> [The request]: Print only the lines from the top of the data through the line with "depth_ticks = list(range(0, 101, 10))", both included, skipping every picture.

————————

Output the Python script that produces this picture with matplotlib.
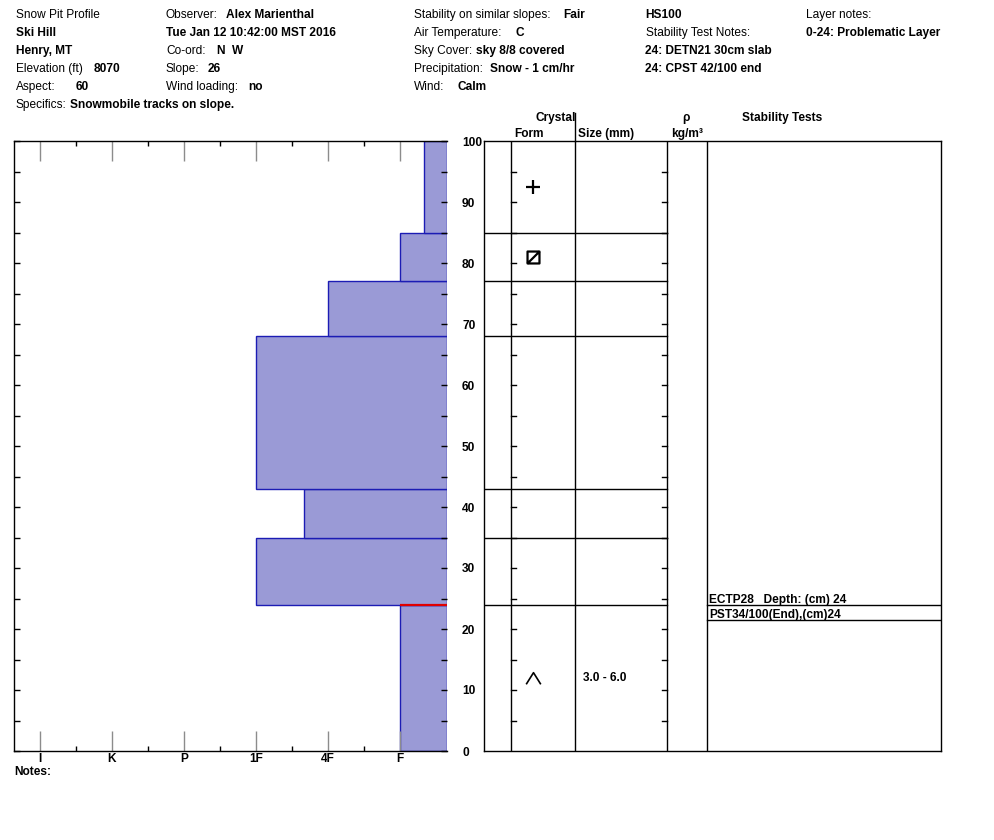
import matplotlib
matplotlib.use('Agg')
import matplotlib.pyplot as plt
from matplotlib.path import Path
import numpy as np

plt.rcParams['font.family'] = ['Liberation Sans', 'DejaVu Sans']

# ---------------- data ----------------
layer_bottom = [0, 24, 35, 43, 68, 77, 85]
layer_top = [24, 35, 43, 68, 77, 85, 100]
layer_hardness = ['F', '1F', '4F+', '1F', '4F', 'F', 'F-']
layer_form = ['DH', '', '', '', '', 'FCxr', 'PP']
layer_size = ['3.0 - 6.0', '', '', '', '', '', '']
hardness_labels = ['I', 'K', 'P', '1F', '4F', 'F']
problem_depth = 24
stability_tests = ['ECTP28   Depth: (cm) 24', 'PST34/100(End),(cm)24']
stability_depth = [24, 24]
depth_ticks = list(range(0, 101, 10))

site = 'Ski Hill'
location = 'Henry, MT'
elevation = '8070'
aspect = '60'
specifics = 'Snowmobile tracks on slope.'
observer = 'Alex Marienthal'
date_str = 'Tue Jan 12 10:42:00 MST 2016'
coord = 'N  W'
slope = '26'
wind_loading = 'no'
stability_similar = 'Fair'
air_temp = 'C'
sky_cover = 'sky 8/8 covered'
precip = 'Snow - 1 cm/hr'
wind = 'Calm'
hs = 'HS100'
test_notes = ['24: DETN21 30cm slab', '24: CPST 42/100 end']
layer_notes = ['0-24: Problematic Layer']

# ---------------- figure ----------------
W, H = 994, 840
fig = plt.figure(figsize=(W / 100, H / 100), dpi=100)
fig.patch.set_facecolor('white')


def fx(px):
    return px / W


def fy(py):
    return 1 - py / H


FS = 8.6


def ftext(x, y, s, bold=False, **kw):
    fig.text(fx(x), fy(y), s, fontsize=FS, fontweight='bold' if bold else 'normal',
             va='baseline', ha=kw.pop('ha', 'left'), color='black', **kw)


# header
rows = [18 + 18 * i for i in range(6)]
ftext(16, rows[0], 'Snow Pit Profile')
ftext(16, rows[1], site, True)
ftext(16, rows[2], location, True)
ftext(16, rows[3], 'Elevation (ft)')
ftext(94, rows[3], elevation, True)
ftext(16, rows[4], 'Aspect:')
ftext(76, rows[4], aspect, True)
ftext(16, rows[5], 'Specifics:')
ftext(70, rows[5], specifics, True)

ftext(166, rows[0], 'Observer:')
ftext(226, rows[0], observer, True)
ftext(166, rows[1], date_str, True)
ftext(166, rows[2], 'Co-ord:')
ftext(217, rows[2], coord, True)
ftext(166, rows[3], 'Slope:')
ftext(208, rows[3], slope, True)
ftext(166, rows[4], 'Wind loading:')
ftext(248, rows[4], wind_loading, True)

ftext(414, rows[0], 'Stability on similar slopes:')
ftext(563, rows[0], stability_similar, True)
ftext(414, rows[1], 'Air Temperature:')
ftext(515, rows[1], air_temp, True)
ftext(414, rows[2], 'Sky Cover:')
ftext(476, rows[2], sky_cover, True)
ftext(414, rows[3], 'Precipitation:')
ftext(490, rows[3], precip, True)
ftext(414, rows[4], 'Wind:')
ftext(458, rows[4], wind, True)

ftext(645, rows[0], hs, True)
ftext(646, rows[1], 'Stability Test Notes:')
for i, n in enumerate(test_notes):
    ftext(645, rows[2 + i], n, True)

ftext(806, rows[0], 'Layer notes:')
for i, n in enumerate(layer_notes):
    ftext(806, rows[1 + i], n, True)

ftext(14, 775, 'Notes:', True)

# ---------------- hardness profile ----------------
base = {lab: i + 1 for i, lab in enumerate(hardness_labels)}


def hval(s):
    # '-' = softer (towards right), '+' = harder (towards left)
    if s.endswith('-'):
        return base[s[:-1]] + 1 / 3
    if s.endswith('+'):
        return base[s[:-1]] - 1 / 3
    return base[s]


xmin, xmax = 1 - 26 / 72, 1 + 407 / 72
ax1 = fig.add_axes([fx(14), fy(751), (447 - 14) / W, (751 - 141) / H])
ax1.set_xlim(xmin, xmax)
ax1.set_ylim(0, 100)
hv = [hval(s) for s in layer_hardness]
ax1.barh(layer_bottom, [xmax - h for h in hv],
         height=[t - b for b, t in zip(layer_bottom, layer_top)], left=hv,
         align='edge', color='#9a9ad6', edgecolor='#1c1cb4', linewidth=1, zorder=1)
pi = layer_top.index(problem_depth)
ax1.plot([hv[pi], xmax], [problem_depth, problem_depth], color='#e00000', lw=1.6, zorder=3,
         solid_capstyle='butt')

ax1.set_xticks(range(1, len(hardness_labels) + 1))
ax1.set_xticklabels(hardness_labels, fontweight='bold', fontsize=FS)
ax1.set_xticks(np.arange(1.5, len(hardness_labels), 1.0), minor=True)
ax1.tick_params(axis='x', which='major', direction='in', top=True, bottom=True,
                length=14.4, color='#8c8c8c', width=1, pad=1.5)
ax1.tick_params(axis='x', which='minor', direction='in', top=True, bottom=True,
                length=3.6, color='black', width=1)
ax1.set_yticks(np.arange(0, 101, 5))
ax1.set_yticklabels([])
ax1.tick_params(axis='y', direction='in', left=True, right=True, length=4, width=1,
                color='black')
ax1.spines['right'].set_visible(False)
for sp in ax1.spines.values():
    sp.set_linewidth(1)

# ---------------- table ----------------
ax2 = fig.add_axes([fx(484), fy(751), (941 - 484) / W, (751 - 141) / H])
ax2.set_xlim(484, 941)
ax2.set_ylim(0, 100)
ax2.set_xticks([])
for sp in ax2.spines.values():
    sp.set_linewidth(1)
ax2.set_yticks(depth_ticks)
ax2.set_yticklabels([str(t) for t in depth_ticks], fontweight='bold', fontsize=FS, ha='left')
ax2.tick_params(axis='y', length=0, pad=15.8)

col_form, col_size, col_rho, col_stab = 511, 575, 667, 707
for c in (col_form, col_size, col_rho, col_stab):
    ax2.axvline(c, color='black', lw=1)
for b in layer_bottom[1:]:
    ax2.plot([484, col_rho], [b, b], color='black', lw=1)
for t in range(5, 100, 5):
    ax2.plot([col_form, col_form + 5], [t, t], color='black', lw=1)
    ax2.plot([col_rho - 5, col_rho], [t, t], color='black', lw=1)

# header of table
cm_per_px = 100 / (751 - 141)


def ty(py):
    return (751 - py) * cm_per_px


hdr = dict(fontsize=FS, fontweight='bold', va='baseline', ha='center', clip_on=False)
ax2.text(556, ty(121), 'Crystal', **hdr)
ax2.text(529, ty(137), 'Form', **hdr)
ax2.text(606, ty(137), 'Size (mm)', **hdr)
ax2.text(686, ty(121), 'ρ', **hdr)
ax2.text(687, ty(137), 'kg/m³', **hdr)
ax2.text(782, ty(121), 'Stability Tests', **hdr)
ax2.plot([col_size, col_size], [100, ty(113)], color='black', lw=1, clip_on=False)

# crystal form symbols
pp_marker = '+'
fc_marker = Path([(-1, -1), (1, -1), (1, 1), (-1, 1), (-1, -1), (-1, -1), (1, 1)],
                 [Path.MOVETO, Path.LINETO, Path.LINETO, Path.LINETO, Path.CLOSEPOLY,
                  Path.MOVETO, Path.LINETO])
dh_marker = Path([(-1, -0.8), (0, 0.8), (1, -0.8)], [Path.MOVETO, Path.LINETO, Path.LINETO])
markers = {'PP': (pp_marker, 9.5, 1.6), 'FCxr': (fc_marker, 8.6, 1.6), 'DH': (dh_marker, 10.5, 1.2)}
for b, t, f, s in zip(layer_bottom, layer_top, layer_form, layer_size):
    yc = (b + t) / 2
    if f:
        m, ms, mw = markers[f]
        ax2.plot([533], [yc], marker=m, ms=ms, mew=mw, mec='black', mfc='none',
                 linestyle='none')
    if s:
        ax2.text(583, yc, s, fontsize=FS, fontweight='bold', va='center', ha='left')

# stability tests
row_h = 15 * cm_per_px
seen = {}
for name, d in zip(stability_tests, stability_depth):
    k = seen.get(d, 0)
    seen[d] = k + 1
    yline = d - k * row_h
    ax2.text(709, yline + 2 * cm_per_px, name, fontsize=FS, fontweight='bold',
             va='baseline', ha='left')
    ax2.plot([col_stab, 941], [yline, yline], color='black', lw=1)

fig.savefig('out.png', dpi=100, facecolor='white')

————————

> [Answer to the task]:
Output the Python script that produces this picture with matplotlib.
import matplotlib
matplotlib.use('Agg')
import matplotlib.pyplot as plt
from matplotlib.path import Path
import numpy as np

plt.rcParams['font.family'] = ['Liberation Sans', 'DejaVu Sans']

# ---------------- data ----------------
layer_bottom = [0, 24, 35, 43, 68, 77, 85]
layer_top = [24, 35, 43, 68, 77, 85, 100]
layer_hardness = ['F', '1F', '4F+', '1F', '4F', 'F', 'F-']
layer_form = ['DH', '', '', '', '', 'FCxr', 'PP']
layer_size = ['3.0 - 6.0', '', '', '', '', '', '']
hardness_labels = ['I', 'K', 'P', '1F', '4F', 'F']
problem_depth = 24
stability_tests = ['ECTP28   Depth: (cm) 24', 'PST34/100(End),(cm)24']
stability_depth = [24, 24]
depth_ticks = list(range(0, 101, 10))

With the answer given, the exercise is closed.